For non-project partners (like Brazil) it’s much more expensive (~2.000.000 €) per missile (100 ordered).
There was another report on this that was later marked as fixed, but seems that the underlying issue is still there and this bug comes back up sometimes.
I’m not sure. I’m just going by the modern IR missiles thread. But I do know it has a very tight turning radius off the rails because it’s actually quite a slow missile of the rails and due to TVC, starts turning almost immediately.

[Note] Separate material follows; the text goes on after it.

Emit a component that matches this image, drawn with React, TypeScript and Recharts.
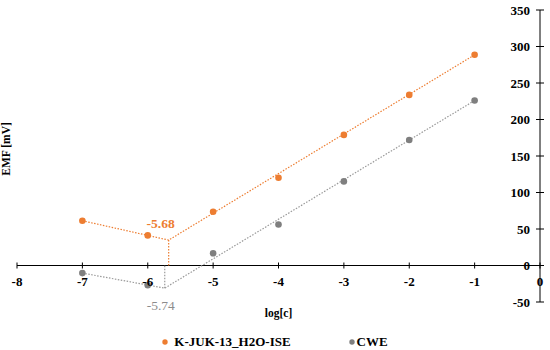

So both might be true statements. But it’s not really a missile I’ve looked into that deeply
That would be difficult going off the size difference. AIM-9X is 127 mm diameter, while ASRAAM is 166 mm. That means per unit of length ASRAAM has 70% more volume than AIM-9X, so likely has a lot more propellant.
AIM-9L motor is the same as the AIM-9D motor, AIM-9M motor matches ISP but has reduced smoke properties and longer shelf life.
The AIM-9X motor is a new designation, block 1 is roughly identical to the Mk36 mod 11 whereas the block 2 uses an updated motor designation with seemingly no physical changes - likely using a newer propellant with higher energy density already.
The AIM-9X block 3 proposal was not just for a newer propellant but an entirely new motor section and would have re-vamped the missile entirely. It may as well have been a new missile.
Missiles in development;
Lockheed Martin’s JATM (AIM-260) - AMRAAM replacement in AMRAAM form factor.
Raytheon’s LREW (Long range engagement weapon) - Larger missile, very long range.
Boeing’s MAM (Modular advanced missile) - stackable propulsion units, potential replacement for AIM-9X
Raytheon’s Peregrine - AMRAAM performance, half the size.
Lockheed Martin’s CUDA - Small form factor missile, gas powered steering
The only thing anyone has shown me that has relevance to the Eurofighter are enhancements being made to ASRAAM and Meteor.
Show me how the AIM-9X is lower drag compared to the AIM-9M
The only change is slightly smaller fins, they no longer move at the front. The rest of the missile has rings, parts that stick out more than AIM-9M, and it uses TVC for the enhanced agility. There are no visible improvements to drag over the AIM-9M except for smaller fins.
Compared to the ASRAAM which has a very smooth overall exterior and no forward fins.
Does anyone know if those two circles near the front are the target detection device? I thought ASRAAM had an RF based TDD and not an IR based one but a second look seems to indicate it has one or two sets of IR windows on the side… which may indicate the missile needs roll stabilization to ensure those are facing the target. This would not bode well for multi-plane maneuverability.
Those fins especially when maneuvering will have a lot more drag. So you have already shown it yourself. If there is anything beyond that with nose difference i won’t be able to measure it cause I don’t have 1.